- **Request**
Could you repeat, exactly as they stand, the lines between the one with "Recreate this image" and the one with "top:50px; width:160px; font-size:26px;", inclusive, minus the pictures?

- **Material provided**
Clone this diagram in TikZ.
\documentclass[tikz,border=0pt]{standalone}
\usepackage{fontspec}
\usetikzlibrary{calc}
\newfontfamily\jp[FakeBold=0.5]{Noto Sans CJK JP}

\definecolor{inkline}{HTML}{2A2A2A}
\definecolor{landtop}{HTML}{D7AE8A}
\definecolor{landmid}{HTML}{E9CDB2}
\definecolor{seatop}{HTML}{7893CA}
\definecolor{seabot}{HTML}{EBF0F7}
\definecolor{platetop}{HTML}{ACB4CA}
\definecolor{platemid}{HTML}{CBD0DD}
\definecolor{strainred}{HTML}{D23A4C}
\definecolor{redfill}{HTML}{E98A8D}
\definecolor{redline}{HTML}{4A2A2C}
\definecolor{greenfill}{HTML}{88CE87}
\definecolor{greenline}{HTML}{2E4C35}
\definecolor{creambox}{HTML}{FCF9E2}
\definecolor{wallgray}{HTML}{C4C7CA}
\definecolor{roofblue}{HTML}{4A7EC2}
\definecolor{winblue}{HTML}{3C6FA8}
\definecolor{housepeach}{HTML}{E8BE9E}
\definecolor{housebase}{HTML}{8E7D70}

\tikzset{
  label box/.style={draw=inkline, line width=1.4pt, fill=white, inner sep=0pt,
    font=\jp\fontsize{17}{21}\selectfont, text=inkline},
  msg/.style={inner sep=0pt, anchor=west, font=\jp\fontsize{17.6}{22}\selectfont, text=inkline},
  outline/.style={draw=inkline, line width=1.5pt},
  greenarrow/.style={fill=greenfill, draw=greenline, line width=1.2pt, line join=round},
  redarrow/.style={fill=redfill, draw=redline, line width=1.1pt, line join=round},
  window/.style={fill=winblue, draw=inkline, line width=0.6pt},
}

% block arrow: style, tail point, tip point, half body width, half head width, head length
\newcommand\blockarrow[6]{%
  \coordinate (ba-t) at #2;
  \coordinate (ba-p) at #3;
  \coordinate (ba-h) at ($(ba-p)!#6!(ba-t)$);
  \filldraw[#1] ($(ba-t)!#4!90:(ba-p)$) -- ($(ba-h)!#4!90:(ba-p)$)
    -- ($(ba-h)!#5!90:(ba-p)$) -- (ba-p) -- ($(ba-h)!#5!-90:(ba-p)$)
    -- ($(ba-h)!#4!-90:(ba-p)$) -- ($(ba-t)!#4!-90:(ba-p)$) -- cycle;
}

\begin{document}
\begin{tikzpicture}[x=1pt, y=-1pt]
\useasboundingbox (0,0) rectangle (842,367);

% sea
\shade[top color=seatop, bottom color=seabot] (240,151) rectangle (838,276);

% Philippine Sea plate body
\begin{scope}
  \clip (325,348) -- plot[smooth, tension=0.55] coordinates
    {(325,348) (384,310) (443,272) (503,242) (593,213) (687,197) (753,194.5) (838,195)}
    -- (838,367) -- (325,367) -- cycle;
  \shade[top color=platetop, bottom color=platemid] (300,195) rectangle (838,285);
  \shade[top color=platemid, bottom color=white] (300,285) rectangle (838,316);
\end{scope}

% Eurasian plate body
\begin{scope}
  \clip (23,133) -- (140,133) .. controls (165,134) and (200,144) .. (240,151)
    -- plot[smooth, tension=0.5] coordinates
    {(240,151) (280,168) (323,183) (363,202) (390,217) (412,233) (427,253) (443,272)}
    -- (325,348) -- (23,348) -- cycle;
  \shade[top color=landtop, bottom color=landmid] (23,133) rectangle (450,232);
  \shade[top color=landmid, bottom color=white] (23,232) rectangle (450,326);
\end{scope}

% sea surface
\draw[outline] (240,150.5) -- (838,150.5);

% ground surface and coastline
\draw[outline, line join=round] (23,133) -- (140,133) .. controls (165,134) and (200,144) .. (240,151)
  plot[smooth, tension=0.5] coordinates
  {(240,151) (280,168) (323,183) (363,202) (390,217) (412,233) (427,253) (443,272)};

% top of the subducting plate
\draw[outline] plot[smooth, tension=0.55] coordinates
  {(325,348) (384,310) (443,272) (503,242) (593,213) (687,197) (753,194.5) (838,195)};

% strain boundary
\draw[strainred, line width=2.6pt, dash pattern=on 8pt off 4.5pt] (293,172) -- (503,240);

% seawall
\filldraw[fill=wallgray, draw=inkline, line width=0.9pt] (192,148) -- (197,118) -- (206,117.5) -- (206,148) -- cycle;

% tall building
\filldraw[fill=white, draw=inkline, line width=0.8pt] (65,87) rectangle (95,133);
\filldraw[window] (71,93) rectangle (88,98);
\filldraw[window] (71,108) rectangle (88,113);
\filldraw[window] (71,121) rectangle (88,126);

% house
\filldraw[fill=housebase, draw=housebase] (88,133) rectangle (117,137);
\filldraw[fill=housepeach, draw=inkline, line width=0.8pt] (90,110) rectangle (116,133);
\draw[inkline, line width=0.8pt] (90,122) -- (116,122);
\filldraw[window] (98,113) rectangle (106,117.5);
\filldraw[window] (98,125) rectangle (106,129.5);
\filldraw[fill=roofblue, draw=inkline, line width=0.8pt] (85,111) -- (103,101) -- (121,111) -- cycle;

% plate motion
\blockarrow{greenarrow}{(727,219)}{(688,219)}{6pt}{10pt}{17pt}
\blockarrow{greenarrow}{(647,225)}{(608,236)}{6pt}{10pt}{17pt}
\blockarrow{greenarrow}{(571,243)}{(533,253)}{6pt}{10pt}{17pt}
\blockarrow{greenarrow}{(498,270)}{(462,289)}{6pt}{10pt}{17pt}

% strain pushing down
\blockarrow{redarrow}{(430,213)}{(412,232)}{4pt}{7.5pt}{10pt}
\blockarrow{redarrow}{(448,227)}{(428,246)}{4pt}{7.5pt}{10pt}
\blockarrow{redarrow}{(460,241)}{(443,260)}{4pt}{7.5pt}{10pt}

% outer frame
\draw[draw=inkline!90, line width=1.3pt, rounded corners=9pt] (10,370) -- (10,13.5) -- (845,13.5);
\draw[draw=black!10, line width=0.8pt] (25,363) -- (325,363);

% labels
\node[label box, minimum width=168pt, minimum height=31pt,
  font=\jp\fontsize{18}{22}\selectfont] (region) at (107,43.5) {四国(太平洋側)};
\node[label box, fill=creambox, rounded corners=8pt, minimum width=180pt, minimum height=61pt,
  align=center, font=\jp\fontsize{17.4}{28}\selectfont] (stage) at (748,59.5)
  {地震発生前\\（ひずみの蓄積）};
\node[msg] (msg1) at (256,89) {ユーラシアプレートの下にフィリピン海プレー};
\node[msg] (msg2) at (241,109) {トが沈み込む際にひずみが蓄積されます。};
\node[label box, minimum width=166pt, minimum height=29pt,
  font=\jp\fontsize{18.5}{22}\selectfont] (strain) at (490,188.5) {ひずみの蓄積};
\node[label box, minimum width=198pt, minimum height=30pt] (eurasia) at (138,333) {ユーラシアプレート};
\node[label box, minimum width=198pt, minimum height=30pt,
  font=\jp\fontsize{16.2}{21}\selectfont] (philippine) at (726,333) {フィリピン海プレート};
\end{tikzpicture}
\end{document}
---
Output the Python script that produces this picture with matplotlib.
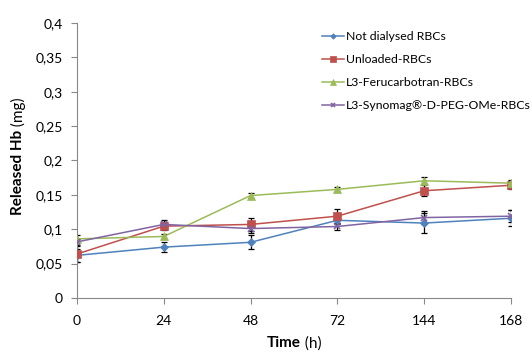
* * *
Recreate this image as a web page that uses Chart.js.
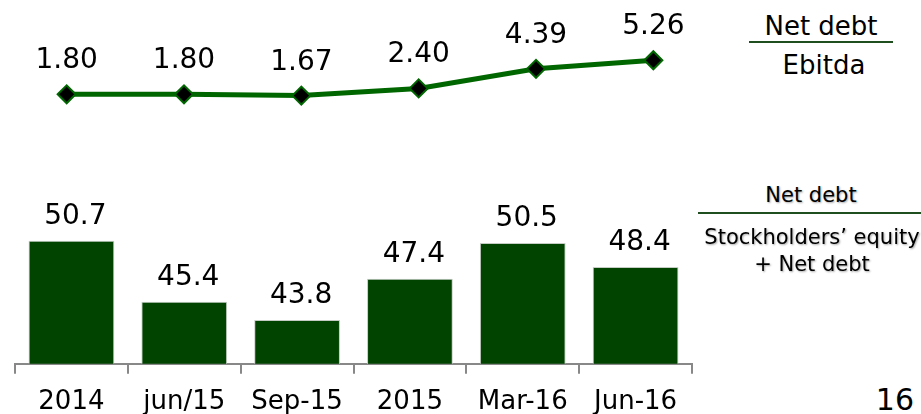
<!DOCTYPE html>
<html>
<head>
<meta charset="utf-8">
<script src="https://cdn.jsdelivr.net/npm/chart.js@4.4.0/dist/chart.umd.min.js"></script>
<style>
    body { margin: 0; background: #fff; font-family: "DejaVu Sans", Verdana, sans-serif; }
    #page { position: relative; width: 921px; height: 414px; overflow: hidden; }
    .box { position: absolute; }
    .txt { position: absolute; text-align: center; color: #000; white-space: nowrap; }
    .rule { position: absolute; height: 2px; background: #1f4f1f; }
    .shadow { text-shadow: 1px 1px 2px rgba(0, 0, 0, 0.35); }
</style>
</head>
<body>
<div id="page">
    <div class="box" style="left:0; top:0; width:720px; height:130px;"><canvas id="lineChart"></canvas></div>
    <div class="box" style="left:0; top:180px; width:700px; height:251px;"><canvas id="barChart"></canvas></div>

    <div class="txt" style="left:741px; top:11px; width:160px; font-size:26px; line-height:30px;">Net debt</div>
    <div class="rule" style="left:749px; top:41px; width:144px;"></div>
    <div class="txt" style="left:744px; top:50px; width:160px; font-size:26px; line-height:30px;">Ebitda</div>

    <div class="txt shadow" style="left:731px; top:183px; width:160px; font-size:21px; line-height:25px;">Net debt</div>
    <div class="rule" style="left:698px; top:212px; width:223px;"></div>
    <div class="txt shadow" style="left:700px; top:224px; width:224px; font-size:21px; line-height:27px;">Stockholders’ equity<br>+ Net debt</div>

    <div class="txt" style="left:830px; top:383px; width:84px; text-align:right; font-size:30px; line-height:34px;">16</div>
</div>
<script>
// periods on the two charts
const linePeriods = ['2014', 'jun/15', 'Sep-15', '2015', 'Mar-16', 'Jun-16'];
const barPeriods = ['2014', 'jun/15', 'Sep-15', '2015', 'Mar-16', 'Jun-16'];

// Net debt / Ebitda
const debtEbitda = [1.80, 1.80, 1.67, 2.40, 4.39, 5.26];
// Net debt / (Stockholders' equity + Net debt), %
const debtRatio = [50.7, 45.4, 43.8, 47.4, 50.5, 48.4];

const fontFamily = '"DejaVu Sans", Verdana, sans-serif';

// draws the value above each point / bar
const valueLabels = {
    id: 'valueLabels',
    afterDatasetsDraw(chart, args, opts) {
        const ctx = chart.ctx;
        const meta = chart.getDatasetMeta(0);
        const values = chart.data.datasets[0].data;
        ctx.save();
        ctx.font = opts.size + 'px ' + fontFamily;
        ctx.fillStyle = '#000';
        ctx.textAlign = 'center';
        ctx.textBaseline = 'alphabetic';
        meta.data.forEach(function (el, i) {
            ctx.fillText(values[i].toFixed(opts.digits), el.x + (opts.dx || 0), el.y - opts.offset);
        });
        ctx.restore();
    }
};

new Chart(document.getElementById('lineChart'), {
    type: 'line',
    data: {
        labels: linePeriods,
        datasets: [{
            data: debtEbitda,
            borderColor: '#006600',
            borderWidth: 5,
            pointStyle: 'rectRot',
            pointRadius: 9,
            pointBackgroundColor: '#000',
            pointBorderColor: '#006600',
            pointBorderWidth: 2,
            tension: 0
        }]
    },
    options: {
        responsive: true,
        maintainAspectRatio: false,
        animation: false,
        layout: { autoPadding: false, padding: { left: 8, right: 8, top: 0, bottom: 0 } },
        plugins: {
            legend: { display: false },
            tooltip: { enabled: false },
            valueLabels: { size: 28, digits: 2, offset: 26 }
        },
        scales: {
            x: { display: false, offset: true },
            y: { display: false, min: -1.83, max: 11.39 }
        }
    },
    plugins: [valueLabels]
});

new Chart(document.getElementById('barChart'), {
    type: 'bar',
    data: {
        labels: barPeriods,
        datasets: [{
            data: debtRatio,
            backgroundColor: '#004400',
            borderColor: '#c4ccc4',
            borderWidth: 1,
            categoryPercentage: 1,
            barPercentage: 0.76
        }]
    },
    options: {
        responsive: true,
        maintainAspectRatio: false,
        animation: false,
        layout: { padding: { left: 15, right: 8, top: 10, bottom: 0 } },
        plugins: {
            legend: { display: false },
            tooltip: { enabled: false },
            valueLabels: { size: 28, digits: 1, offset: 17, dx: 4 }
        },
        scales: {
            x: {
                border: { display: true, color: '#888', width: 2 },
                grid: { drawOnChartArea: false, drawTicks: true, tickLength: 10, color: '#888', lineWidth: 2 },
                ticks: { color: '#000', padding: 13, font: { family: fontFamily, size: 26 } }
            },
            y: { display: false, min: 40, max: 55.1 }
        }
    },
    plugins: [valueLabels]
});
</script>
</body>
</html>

- **Result for this exercise**
Recreate this image as a web page that uses Chart.js.
<!DOCTYPE html>
<html>
<head>
<meta charset="utf-8">
<script src="https://cdn.jsdelivr.net/npm/chart.js@4.4.0/dist/chart.umd.min.js"></script>
<style>
    body { margin: 0; background: #fff; font-family: "DejaVu Sans", Verdana, sans-serif; }
    #page { position: relative; width: 921px; height: 414px; overflow: hidden; }
    .box { position: absolute; }
    .txt { position: absolute; text-align: center; color: #000; white-space: nowrap; }
    .rule { position: absolute; height: 2px; background: #1f4f1f; }
    .shadow { text-shadow: 1px 1px 2px rgba(0, 0, 0, 0.35); }
</style>
</head>
<body>
<div id="page">
    <div class="box" style="left:0; top:0; width:720px; height:130px;"><canvas id="lineChart"></canvas></div>
    <div class="box" style="left:0; top:180px; width:700px; height:251px;"><canvas id="barChart"></canvas></div>

    <div class="txt" style="left:741px; top:11px; width:160px; font-size:26px; line-height:30px;">Net debt</div>
    <div class="rule" style="left:749px; top:41px; width:144px;"></div>
    <div class="txt" style="left:744px; top:50px; width:160px; font-size:26px; line-height:30px;">Ebitda</div>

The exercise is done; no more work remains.